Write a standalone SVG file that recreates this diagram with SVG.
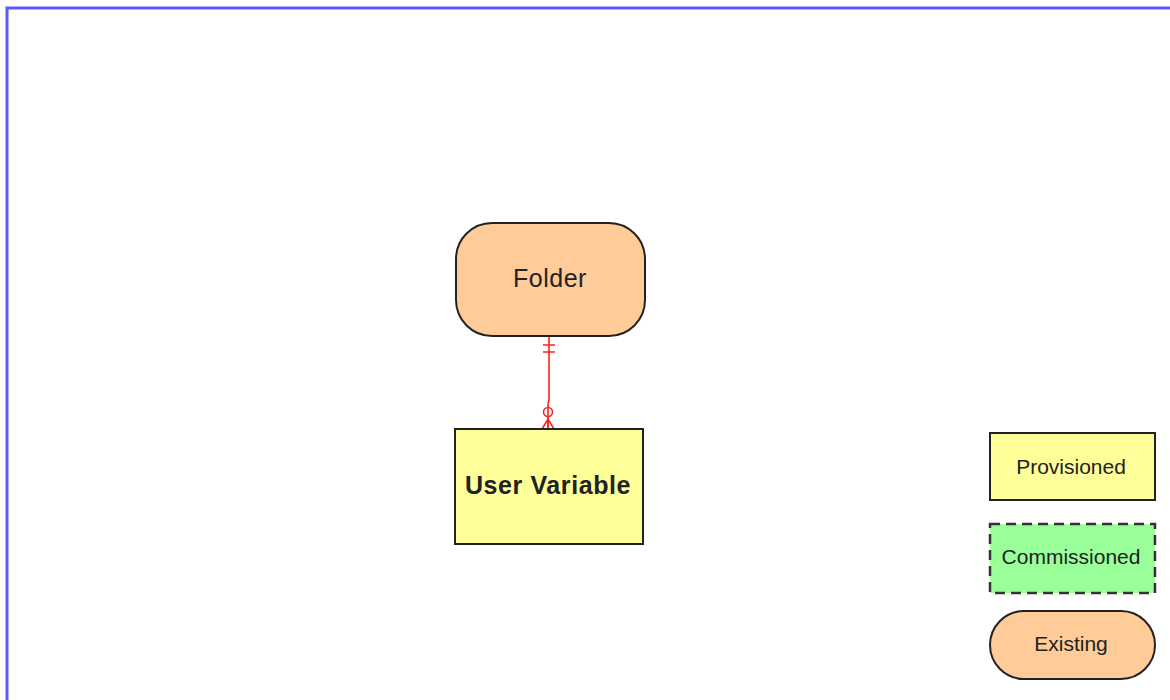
<svg xmlns="http://www.w3.org/2000/svg" width="1170" height="700" viewBox="0 0 1170 700">
<style>
text{font-family:"Liberation Sans",Arial,sans-serif;fill:#222;text-anchor:middle;dominant-baseline:central}
.ent{stroke:#222;stroke-width:2}
.rel{stroke:#ff2222;stroke-width:1.6;fill:none}
</style>
<rect width="1170" height="700" fill="#fff"/>
<path d="M7 700 V8 H1170" fill="none" stroke="#5a5aff" stroke-width="3"/>
<g id="connectors">
<path class="rel" d="M549 336 V400 L548 404 V429"/>
<path class="rel" d="M543 345 H555 M543 352 H555"/>
<circle class="rel" cx="548" cy="412" r="4.5" fill="#fff"/>
<path class="rel" d="M542 429 L548 419 L554 429 M548 419 V429"/>
</g>
<g id="folder">
<rect class="ent" x="456" y="223" width="189" height="113" rx="36" fill="#ffcc99"/>
<text x="550" y="278" font-size="25" letter-spacing="0.5">Folder</text>
</g>
<g id="user-variable">
<rect class="ent" x="455" y="429" width="188" height="115" fill="#ffff99"/>
<text x="548" y="485" font-size="25" font-weight="bold" letter-spacing="0.6">User Variable</text>
</g>
<g id="legend-provisioned">
<rect class="ent" x="990" y="433" width="165" height="67" fill="#ffff99"/>
<text x="1071" y="466" font-size="21">Provisioned</text>
</g>
<g id="legend-commissioned">
<rect x="990" y="524" width="165" height="69" fill="#99ff99" stroke="#333" stroke-width="2.5" stroke-dasharray="10,6"/>
<text x="1071" y="556" font-size="21">Commissioned</text>
</g>
<g id="legend-existing">
<rect class="ent" x="990" y="611" width="165" height="68" rx="34" fill="#ffcc99"/>
<text x="1071" y="643" font-size="21">Existing</text>
</g>
</svg>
● ● ●
--- Work to complete ---
Leaving the pictures aside, transcribe the entire listing exactly.

--- Written reply ---
Write a standalone SVG file that recreates this diagram with SVG.
<svg xmlns="http://www.w3.org/2000/svg" width="1170" height="700" viewBox="0 0 1170 700">
<style>
text{font-family:"Liberation Sans",Arial,sans-serif;fill:#222;text-anchor:middle;dominant-baseline:central}
.ent{stroke:#222;stroke-width:2}
.rel{stroke:#ff2222;stroke-width:1.6;fill:none}
</style>
<rect width="1170" height="700" fill="#fff"/>
<path d="M7 700 V8 H1170" fill="none" stroke="#5a5aff" stroke-width="3"/>
<g id="connectors">
<path class="rel" d="M549 336 V400 L548 404 V429"/>
<path class="rel" d="M543 345 H555 M543 352 H555"/>
<circle class="rel" cx="548" cy="412" r="4.5" fill="#fff"/>
<path class="rel" d="M542 429 L548 419 L554 429 M548 419 V429"/>
</g>
<g id="folder">
<rect class="ent" x="456" y="223" width="189" height="113" rx="36" fill="#ffcc99"/>
<text x="550" y="278" font-size="25" letter-spacing="0.5">Folder</text>
</g>
<g id="user-variable">
<rect class="ent" x="455" y="429" width="188" height="115" fill="#ffff99"/>
<text x="548" y="485" font-size="25" font-weight="bold" letter-spacing="0.6">User Variable</text>
</g>
<g id="legend-provisioned">
<rect class="ent" x="990" y="433" width="165" height="67" fill="#ffff99"/>
<text x="1071" y="466" font-size="21">Provisioned</text>
</g>
<g id="legend-commissioned">
<rect x="990" y="524" width="165" height="69" fill="#99ff99" stroke="#333" stroke-width="2.5" stroke-dasharray="10,6"/>
<text x="1071" y="556" font-size="21">Commissioned</text>
</g>
<g id="legend-existing">
<rect class="ent" x="990" y="611" width="165" height="68" rx="34" fill="#ffcc99"/>
<text x="1071" y="643" font-size="21">Existing</text>
</g>
</svg>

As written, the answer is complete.